PROBLEM TO WORK ON: Repeat exactly what appears from the opening line of the listing to the line with "nan = np.nan", inclusive.

INPUT DATA:

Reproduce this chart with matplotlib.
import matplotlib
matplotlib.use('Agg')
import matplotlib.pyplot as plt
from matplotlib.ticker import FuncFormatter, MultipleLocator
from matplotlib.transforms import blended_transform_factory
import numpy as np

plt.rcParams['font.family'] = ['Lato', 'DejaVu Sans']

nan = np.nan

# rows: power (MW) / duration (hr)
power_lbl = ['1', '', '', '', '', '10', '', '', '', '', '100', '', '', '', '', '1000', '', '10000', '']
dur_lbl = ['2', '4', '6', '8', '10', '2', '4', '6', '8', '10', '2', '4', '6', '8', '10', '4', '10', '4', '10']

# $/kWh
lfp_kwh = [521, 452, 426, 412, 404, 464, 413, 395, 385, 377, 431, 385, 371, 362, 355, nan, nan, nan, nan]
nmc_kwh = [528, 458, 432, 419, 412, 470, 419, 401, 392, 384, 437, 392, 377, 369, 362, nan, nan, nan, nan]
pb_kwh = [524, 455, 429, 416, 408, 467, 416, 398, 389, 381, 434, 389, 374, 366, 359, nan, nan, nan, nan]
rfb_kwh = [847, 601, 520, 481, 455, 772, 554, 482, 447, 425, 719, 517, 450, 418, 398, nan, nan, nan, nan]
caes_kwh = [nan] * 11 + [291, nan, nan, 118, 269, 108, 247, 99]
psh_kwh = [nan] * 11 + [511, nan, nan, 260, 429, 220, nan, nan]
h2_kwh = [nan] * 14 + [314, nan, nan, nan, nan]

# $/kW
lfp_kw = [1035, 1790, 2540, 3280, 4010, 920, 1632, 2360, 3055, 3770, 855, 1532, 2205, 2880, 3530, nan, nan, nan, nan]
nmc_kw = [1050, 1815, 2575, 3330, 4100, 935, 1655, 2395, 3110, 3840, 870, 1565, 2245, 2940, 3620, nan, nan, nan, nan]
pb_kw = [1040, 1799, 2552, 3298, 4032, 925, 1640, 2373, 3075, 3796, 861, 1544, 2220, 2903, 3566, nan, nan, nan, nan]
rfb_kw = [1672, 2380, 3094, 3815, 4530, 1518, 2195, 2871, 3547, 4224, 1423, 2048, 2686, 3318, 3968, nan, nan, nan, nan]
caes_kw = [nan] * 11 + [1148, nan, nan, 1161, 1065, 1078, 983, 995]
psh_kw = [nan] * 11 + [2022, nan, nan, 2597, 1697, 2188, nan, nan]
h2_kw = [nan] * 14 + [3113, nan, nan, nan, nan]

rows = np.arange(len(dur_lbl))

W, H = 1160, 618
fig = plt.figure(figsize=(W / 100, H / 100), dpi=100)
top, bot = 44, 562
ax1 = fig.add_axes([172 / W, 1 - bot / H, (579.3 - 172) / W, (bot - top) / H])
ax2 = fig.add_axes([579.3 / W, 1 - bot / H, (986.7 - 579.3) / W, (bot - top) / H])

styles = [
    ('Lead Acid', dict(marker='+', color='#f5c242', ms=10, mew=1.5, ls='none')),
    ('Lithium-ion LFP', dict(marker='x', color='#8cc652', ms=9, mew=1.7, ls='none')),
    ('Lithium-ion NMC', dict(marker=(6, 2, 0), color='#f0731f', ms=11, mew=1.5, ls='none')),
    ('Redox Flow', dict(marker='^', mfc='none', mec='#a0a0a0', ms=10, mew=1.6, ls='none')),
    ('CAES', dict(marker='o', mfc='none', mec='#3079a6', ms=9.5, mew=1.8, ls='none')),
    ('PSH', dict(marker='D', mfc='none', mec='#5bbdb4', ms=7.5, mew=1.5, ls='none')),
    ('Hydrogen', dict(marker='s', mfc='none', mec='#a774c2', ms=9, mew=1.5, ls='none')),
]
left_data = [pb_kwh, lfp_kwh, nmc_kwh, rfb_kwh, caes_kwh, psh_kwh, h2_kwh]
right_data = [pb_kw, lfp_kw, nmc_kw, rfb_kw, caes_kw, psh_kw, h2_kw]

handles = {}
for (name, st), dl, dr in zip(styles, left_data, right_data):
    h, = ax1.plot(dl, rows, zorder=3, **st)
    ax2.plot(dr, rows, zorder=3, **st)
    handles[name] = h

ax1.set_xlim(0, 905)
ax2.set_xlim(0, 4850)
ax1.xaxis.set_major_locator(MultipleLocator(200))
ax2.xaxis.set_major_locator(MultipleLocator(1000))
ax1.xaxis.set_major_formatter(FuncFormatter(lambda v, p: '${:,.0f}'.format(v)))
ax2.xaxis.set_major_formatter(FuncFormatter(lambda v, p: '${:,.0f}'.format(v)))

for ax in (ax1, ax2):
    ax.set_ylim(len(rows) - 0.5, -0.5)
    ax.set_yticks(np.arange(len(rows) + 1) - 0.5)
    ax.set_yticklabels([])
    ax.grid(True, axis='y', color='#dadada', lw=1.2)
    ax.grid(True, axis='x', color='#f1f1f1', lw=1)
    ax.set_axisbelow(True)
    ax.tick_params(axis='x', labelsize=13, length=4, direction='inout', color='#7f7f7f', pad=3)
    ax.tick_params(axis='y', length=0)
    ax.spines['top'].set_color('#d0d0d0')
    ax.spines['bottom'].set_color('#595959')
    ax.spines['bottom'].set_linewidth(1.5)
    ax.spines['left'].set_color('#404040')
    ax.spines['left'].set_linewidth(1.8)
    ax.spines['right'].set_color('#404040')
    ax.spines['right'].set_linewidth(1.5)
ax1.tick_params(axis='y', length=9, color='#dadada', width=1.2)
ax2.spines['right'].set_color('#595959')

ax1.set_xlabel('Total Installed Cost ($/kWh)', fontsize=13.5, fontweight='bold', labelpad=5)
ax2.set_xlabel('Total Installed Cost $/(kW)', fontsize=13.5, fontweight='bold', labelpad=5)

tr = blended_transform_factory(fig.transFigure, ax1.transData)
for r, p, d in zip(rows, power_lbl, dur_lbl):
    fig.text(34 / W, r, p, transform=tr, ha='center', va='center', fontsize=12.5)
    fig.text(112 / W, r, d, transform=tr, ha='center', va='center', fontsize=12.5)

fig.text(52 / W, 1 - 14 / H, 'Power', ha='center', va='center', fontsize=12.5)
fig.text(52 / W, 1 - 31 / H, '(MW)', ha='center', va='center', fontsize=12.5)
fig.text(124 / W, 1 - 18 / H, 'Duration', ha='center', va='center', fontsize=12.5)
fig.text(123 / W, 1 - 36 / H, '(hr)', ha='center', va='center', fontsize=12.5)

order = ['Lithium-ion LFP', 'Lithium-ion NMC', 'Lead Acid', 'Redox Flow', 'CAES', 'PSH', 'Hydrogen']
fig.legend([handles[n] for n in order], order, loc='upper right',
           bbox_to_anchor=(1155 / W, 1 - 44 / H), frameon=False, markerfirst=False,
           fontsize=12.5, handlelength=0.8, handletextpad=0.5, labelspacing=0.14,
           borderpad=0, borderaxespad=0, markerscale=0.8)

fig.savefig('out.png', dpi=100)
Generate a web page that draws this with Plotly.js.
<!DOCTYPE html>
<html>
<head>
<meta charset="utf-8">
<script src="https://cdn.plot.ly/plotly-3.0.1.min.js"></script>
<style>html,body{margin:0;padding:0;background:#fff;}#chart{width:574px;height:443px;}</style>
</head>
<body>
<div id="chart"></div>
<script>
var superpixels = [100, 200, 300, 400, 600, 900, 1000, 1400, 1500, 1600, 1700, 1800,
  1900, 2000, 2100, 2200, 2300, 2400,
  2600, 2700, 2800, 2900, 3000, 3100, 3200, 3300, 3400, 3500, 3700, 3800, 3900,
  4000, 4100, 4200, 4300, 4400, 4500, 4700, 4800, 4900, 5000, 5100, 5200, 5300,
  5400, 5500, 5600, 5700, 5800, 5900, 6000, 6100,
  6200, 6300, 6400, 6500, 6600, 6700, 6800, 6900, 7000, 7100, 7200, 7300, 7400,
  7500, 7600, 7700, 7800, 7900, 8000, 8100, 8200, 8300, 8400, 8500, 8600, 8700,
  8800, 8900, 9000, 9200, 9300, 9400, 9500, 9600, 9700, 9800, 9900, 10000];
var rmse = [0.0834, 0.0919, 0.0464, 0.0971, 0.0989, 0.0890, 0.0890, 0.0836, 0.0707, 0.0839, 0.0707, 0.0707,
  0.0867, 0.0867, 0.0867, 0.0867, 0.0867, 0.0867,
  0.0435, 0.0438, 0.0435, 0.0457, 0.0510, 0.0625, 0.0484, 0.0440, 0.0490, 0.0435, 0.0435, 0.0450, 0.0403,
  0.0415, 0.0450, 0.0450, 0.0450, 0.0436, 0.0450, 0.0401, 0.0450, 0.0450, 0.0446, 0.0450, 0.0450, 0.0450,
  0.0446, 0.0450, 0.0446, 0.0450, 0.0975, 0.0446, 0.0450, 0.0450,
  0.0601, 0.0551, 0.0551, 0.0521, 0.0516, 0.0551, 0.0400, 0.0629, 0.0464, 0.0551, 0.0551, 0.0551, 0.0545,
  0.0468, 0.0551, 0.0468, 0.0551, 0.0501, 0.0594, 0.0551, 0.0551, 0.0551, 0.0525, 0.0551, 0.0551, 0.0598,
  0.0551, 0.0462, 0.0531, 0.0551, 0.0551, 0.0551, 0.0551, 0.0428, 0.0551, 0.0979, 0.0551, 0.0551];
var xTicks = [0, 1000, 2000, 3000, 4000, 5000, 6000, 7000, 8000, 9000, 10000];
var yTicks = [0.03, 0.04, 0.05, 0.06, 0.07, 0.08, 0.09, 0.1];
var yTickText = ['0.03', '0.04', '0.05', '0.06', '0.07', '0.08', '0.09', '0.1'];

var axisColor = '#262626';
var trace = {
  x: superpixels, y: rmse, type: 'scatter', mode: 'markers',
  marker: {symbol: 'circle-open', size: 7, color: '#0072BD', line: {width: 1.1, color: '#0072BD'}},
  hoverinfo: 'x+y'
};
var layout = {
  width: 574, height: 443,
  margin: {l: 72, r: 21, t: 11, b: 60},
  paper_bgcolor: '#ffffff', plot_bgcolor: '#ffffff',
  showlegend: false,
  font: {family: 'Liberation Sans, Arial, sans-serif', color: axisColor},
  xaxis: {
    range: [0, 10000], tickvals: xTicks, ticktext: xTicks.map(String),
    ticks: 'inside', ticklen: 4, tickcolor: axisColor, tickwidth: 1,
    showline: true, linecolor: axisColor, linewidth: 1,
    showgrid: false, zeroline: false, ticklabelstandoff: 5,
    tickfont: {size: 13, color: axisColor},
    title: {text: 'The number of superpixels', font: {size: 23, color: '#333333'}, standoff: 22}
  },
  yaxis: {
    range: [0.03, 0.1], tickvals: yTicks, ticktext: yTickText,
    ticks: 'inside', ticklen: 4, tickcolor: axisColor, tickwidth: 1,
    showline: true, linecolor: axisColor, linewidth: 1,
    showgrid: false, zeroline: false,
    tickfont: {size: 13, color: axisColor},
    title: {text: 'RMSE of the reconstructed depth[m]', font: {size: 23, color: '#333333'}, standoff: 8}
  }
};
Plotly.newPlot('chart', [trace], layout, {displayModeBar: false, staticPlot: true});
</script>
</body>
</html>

RESPONSE:
Reproduce this chart with matplotlib.
import matplotlib
matplotlib.use('Agg')
import matplotlib.pyplot as plt
from matplotlib.ticker import FuncFormatter, MultipleLocator
from matplotlib.transforms import blended_transform_factory
import numpy as np

plt.rcParams['font.family'] = ['Lato', 'DejaVu Sans']

nan = np.nan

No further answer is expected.